Jun 8, 2010

Looking at your experience with new eyes?

In a recent blog, we explored the challenges of experience and how we can interpret experiences to advance our personal development.

Now, there is a little bit of caution here. Sometimes we interpret an experience so narrowlly that is not to our benefit. In other words, the story that we made for ourselves ends up diminishing ourselves and our lives rather than enhancing our understanding of ourselves and our world.

An example:

I know a woman who lived in a small town and decided to leave the town and her family to move across five states to find a good job in a big city.

Her family was important to her. She tried to stay in touch with the family members who lived more than 500 miles away, but it wasn’t easy to make that long drive on a regular basis, especially after children arrived and the travels became more complicated. She always was the one to visit and very few members of her family traveled to visit her.

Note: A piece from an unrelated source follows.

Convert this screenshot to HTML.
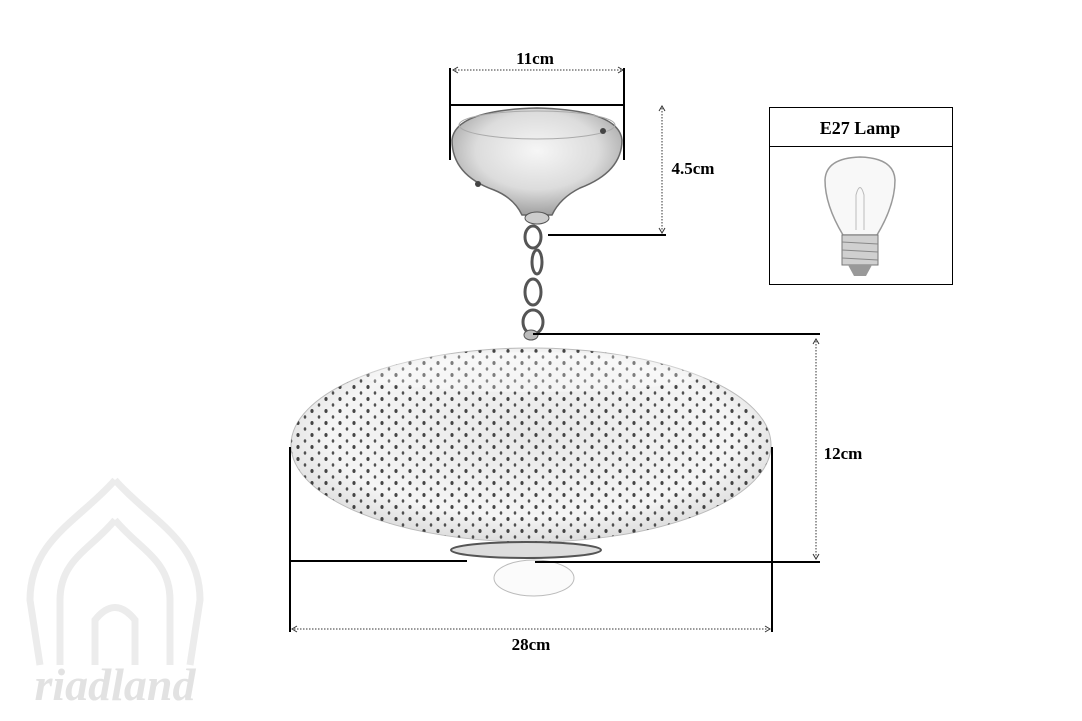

She came to the conclusion that they didn’t care about her and that their lives and families were more important than her and her family. Many years passed, and her contact with them diminished to the bare minimum – exchanging cards at Christmas with barely a note inside, just the names.

But I saw a different conclusion, a different story. She was the adventurous one – the one who bravely left home and hearth for a new life in a strange town -- full of courage. The ones who were left behind were hardly adventurous at all. They preferred to play it safe and stay in their hometown, even though opportunities were very limited.

The truth is the woman loved her family members and missed them. Rather than “experiencing” the sadness and the yearning to connect more with her family, she quickly made up a story that they were self-centered and too interested in their own lives to pay attention to her.

What might happen if you look at one of your experiences with new eyes and a different way of thinking? Ho might you change?